■ Material provided
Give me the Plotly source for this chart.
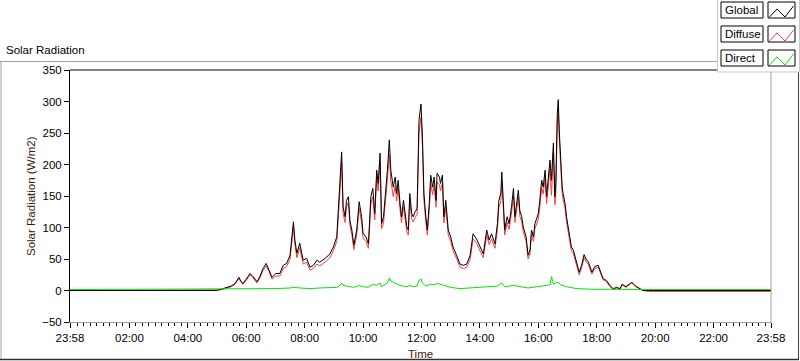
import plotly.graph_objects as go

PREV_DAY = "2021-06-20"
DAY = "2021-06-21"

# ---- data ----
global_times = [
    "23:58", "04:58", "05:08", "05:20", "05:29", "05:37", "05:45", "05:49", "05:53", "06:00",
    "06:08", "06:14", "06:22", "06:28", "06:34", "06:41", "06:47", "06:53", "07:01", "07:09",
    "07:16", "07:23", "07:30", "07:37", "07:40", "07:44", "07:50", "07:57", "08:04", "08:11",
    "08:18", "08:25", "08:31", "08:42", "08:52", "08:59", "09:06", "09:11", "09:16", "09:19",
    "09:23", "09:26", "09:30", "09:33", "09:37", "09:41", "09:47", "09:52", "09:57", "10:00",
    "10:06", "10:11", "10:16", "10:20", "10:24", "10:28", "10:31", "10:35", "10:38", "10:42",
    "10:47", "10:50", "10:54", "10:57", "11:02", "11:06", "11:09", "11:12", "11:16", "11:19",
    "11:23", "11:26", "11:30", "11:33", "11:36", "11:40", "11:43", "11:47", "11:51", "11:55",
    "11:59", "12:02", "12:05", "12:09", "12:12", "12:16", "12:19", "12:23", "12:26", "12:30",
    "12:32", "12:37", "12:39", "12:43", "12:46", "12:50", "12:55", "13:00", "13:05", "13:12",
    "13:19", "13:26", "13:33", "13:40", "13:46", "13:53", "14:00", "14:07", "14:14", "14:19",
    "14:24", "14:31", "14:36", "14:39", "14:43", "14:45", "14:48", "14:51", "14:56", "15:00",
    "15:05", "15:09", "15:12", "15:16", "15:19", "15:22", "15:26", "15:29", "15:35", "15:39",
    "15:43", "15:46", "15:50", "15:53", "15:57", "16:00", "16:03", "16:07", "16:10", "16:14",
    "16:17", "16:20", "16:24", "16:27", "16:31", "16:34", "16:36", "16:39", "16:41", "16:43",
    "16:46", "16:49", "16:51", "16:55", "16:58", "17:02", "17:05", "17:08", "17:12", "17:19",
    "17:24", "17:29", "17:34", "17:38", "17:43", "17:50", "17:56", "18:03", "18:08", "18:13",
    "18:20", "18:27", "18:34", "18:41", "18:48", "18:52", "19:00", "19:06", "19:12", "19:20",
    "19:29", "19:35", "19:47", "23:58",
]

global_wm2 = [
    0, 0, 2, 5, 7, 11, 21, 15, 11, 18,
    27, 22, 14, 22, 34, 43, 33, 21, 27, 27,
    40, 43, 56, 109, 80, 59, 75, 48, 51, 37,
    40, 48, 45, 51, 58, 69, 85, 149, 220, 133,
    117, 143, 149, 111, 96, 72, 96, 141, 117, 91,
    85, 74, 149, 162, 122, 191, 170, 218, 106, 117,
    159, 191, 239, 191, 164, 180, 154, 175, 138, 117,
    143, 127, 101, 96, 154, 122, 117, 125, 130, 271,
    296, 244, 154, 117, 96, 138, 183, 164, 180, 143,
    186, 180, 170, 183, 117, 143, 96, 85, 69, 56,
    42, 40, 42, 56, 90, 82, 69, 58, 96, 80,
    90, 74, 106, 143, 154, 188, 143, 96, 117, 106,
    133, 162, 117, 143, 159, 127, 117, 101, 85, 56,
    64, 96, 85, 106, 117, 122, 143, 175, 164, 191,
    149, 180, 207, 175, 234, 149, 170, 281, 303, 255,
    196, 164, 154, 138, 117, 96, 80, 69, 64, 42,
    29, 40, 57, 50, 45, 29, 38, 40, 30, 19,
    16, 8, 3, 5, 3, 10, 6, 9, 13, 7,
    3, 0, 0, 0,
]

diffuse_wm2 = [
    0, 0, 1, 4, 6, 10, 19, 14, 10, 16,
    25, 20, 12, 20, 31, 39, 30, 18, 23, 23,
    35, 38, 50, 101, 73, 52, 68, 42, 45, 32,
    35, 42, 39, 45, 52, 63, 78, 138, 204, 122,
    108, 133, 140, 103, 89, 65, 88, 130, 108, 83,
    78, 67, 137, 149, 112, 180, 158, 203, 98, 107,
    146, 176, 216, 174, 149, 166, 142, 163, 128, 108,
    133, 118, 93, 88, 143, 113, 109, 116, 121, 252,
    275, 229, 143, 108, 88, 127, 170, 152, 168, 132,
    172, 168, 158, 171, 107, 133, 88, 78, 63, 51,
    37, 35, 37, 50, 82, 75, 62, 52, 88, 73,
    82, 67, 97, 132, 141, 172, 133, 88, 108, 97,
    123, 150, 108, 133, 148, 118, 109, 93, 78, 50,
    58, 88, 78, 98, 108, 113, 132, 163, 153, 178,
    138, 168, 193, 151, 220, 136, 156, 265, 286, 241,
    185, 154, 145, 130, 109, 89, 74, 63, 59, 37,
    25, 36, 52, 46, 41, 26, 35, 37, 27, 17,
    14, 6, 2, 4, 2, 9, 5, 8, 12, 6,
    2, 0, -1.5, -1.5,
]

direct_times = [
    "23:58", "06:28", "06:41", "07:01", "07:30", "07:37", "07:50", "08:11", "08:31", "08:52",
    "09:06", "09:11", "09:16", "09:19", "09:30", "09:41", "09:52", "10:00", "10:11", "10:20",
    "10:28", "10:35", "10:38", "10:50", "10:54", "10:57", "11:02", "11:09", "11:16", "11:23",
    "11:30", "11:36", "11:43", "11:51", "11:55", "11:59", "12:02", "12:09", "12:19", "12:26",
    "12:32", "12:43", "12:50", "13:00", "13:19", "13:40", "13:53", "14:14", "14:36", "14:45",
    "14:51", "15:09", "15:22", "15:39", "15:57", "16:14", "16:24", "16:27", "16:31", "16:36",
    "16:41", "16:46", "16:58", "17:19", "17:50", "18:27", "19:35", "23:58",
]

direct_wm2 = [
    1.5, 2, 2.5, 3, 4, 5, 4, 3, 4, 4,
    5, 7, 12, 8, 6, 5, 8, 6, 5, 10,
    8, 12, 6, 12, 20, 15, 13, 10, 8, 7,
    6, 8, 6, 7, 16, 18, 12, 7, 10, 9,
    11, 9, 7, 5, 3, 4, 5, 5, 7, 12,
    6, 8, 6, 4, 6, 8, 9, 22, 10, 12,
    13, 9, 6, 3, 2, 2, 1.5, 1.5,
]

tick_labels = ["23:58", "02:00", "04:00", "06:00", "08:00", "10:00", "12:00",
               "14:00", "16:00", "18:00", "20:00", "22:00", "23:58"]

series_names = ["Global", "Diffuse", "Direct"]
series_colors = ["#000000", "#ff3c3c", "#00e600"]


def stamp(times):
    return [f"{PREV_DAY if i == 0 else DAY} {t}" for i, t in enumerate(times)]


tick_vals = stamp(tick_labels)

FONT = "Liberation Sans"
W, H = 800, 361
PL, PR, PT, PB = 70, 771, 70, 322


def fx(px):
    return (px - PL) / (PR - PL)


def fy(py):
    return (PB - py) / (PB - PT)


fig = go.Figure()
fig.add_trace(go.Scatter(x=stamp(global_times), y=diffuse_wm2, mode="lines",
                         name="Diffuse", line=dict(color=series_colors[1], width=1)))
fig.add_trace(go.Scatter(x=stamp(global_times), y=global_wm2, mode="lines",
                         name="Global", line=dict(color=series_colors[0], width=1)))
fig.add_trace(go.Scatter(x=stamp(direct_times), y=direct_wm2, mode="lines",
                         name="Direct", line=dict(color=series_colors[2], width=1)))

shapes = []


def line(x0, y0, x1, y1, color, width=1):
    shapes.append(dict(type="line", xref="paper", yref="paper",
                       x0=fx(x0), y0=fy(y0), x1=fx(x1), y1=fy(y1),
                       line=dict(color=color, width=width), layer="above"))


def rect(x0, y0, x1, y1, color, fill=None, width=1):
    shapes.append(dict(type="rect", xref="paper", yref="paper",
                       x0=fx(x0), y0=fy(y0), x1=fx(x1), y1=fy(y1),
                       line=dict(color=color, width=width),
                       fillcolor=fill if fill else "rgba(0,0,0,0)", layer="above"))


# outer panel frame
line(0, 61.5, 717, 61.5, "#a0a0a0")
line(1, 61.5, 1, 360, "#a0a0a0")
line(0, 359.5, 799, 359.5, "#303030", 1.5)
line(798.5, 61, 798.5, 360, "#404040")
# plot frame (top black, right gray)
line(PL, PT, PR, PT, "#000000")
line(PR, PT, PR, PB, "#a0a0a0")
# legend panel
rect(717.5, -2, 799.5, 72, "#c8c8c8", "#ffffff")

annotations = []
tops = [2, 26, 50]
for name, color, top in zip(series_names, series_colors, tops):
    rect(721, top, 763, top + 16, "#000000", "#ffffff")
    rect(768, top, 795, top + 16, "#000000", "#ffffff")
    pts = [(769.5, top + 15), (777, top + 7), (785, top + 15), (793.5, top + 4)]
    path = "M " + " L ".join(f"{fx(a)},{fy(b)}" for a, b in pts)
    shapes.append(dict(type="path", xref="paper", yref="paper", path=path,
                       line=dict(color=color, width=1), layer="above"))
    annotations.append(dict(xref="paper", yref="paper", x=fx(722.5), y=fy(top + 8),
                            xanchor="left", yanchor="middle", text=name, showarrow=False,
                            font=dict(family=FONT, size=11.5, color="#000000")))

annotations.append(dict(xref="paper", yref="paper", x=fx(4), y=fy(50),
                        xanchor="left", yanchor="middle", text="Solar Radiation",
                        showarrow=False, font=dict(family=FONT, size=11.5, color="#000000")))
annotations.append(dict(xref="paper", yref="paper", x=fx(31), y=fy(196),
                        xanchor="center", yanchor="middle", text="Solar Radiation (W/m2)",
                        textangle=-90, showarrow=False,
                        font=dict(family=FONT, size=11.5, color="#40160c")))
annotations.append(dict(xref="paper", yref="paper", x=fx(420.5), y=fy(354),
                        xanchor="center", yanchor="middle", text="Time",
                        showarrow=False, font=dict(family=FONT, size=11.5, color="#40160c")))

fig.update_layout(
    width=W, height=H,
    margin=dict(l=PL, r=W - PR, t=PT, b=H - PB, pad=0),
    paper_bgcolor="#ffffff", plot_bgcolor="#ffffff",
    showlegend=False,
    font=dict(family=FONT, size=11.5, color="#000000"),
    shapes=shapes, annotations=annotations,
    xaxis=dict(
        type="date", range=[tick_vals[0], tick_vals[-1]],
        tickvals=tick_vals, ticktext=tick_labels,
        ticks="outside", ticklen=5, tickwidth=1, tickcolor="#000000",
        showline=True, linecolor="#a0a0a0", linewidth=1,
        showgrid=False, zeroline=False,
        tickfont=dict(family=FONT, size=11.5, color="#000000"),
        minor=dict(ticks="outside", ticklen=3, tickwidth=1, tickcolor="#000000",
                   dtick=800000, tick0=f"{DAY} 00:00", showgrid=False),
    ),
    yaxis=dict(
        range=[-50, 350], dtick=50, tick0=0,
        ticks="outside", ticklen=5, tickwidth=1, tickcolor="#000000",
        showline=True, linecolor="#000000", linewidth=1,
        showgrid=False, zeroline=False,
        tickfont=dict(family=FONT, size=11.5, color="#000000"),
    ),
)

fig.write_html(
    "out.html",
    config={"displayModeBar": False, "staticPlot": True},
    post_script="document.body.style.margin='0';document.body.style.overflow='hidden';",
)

■ Written task
Determine how many lines include the string "chart". Give no answer but the number.

■ Completed exercise
1